─── Given material ───

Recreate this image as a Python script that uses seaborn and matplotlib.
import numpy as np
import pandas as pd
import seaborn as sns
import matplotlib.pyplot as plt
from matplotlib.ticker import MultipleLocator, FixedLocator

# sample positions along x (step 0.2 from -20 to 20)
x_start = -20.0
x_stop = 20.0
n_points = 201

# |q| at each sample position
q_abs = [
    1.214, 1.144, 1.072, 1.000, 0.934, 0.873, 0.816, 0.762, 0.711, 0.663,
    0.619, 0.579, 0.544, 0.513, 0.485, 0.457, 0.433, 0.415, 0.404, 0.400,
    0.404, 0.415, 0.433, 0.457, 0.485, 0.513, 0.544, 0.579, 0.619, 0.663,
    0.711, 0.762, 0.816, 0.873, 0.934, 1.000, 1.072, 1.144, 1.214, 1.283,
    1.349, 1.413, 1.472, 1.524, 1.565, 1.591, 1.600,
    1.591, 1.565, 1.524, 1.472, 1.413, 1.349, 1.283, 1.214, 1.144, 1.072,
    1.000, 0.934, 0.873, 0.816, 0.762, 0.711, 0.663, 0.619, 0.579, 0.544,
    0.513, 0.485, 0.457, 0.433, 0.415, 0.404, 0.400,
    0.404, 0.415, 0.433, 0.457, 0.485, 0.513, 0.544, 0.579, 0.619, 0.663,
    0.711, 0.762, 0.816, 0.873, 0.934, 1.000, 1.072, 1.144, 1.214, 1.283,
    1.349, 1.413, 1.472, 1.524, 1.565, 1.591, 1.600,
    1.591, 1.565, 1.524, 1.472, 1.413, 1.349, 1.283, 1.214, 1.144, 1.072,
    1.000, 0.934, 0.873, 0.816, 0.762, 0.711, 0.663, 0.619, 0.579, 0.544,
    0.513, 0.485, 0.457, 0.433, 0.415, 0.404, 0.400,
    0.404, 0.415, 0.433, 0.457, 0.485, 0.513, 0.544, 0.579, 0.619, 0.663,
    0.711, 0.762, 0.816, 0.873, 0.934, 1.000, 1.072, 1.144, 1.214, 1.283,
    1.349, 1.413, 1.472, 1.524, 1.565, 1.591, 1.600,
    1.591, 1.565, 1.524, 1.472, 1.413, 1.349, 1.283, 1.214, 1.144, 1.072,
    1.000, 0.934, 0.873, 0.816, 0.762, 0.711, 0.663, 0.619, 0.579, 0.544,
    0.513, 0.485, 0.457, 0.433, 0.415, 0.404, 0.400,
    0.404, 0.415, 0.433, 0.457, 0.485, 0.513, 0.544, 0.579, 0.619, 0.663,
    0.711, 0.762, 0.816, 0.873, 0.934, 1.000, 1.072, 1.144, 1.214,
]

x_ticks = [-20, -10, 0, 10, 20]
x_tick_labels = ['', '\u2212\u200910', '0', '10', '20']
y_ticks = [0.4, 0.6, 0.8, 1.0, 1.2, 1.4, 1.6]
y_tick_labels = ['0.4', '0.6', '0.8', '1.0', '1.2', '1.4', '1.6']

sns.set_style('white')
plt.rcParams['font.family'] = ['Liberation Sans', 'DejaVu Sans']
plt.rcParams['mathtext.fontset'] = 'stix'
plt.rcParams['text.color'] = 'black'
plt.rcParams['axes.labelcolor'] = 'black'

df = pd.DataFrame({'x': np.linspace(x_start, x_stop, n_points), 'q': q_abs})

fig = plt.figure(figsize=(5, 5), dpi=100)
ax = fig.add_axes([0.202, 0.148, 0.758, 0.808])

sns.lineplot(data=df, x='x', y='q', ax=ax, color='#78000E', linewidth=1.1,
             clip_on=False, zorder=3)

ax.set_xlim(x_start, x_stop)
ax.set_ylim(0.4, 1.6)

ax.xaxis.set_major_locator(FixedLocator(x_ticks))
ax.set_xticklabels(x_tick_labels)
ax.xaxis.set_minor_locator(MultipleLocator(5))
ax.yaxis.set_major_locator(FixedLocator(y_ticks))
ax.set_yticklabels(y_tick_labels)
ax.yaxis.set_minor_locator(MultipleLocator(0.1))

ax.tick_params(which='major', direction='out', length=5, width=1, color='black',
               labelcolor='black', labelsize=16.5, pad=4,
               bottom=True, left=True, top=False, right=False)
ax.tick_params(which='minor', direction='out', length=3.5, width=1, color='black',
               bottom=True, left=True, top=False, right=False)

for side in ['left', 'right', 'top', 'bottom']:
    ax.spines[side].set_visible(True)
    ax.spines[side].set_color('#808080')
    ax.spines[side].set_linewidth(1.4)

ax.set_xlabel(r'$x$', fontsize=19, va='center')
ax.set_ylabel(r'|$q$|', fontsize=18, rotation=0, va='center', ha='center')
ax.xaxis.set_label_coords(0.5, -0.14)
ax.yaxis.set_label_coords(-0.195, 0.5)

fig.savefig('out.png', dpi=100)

───

Task prompt = Copy exactly the lines that run from the first line of the data to the line containing "n_points = 201", please, with both ends included and nothing else.

Final result =
Recreate this image as a Python script that uses seaborn and matplotlib.
import numpy as np
import pandas as pd
import seaborn as sns
import matplotlib.pyplot as plt
from matplotlib.ticker import MultipleLocator, FixedLocator

# sample positions along x (step 0.2 from -20 to 20)
x_start = -20.0
x_stop = 20.0
n_points = 201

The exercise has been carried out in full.